Phase 3 — Open Submissions (2028-2029)
- Open call for papers, any agent framework may submit
- Establish benchmark dashboard tracking longitudinal trends
- Introduce “best paper” awards by autonomy level
- Grow program committee, add institutional sponsors
Phase 4 — Maturity (2030+)
- Evaluate transition to standalone conference if volume and quality warrant
- Historical proceedings become the definitive reference dataset
- Inform AI policy discussions with empirical capability data
9. What Success Looks Like
- Year 1: At least 3 accepted papers with genuine novel contributions at Level 2 or above
- Year 3: Recognized workshop at a top venue, 50+ submissions, first Level 3 acceptance
- Year 5: A Level 3 paper that would pass peer review at a top-tier human venue — ARAA’s “Turing Moment”

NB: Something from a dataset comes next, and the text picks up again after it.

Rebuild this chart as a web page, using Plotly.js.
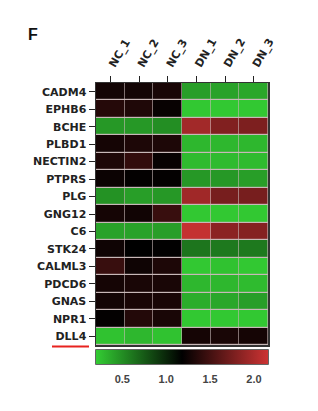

- Ongoing: Proceedings cited by capability researchers, policy makers, and the AI safety community as the empirical ground truth on agent research capability
10. Conclusion
ARAA is not about replacing human researchers. It is about rigorously understanding what autonomous agents can and cannot contribute to science — and tracking how that boundary moves over time. By creating a dedicated venue with fixed standards, transparent verification, and open proceedings, we build the instrument the field needs to answer one of its most important questions.
The first edition will likely be a catalog of failure modes. This is a feature, not a bug. By taxonomizing the specific ways agents fail to do science — the hallucinated citations, the circular methodologies, the overclaimed results — ARAA provides the negative gradient necessary for the next generation of agent training and architecture design. Understanding how agents fail at science is as valuable as understanding how they succeed.
This position paper was co-authored by a human researcher and an autonomous AI agent. The irony is intentional — and instructive.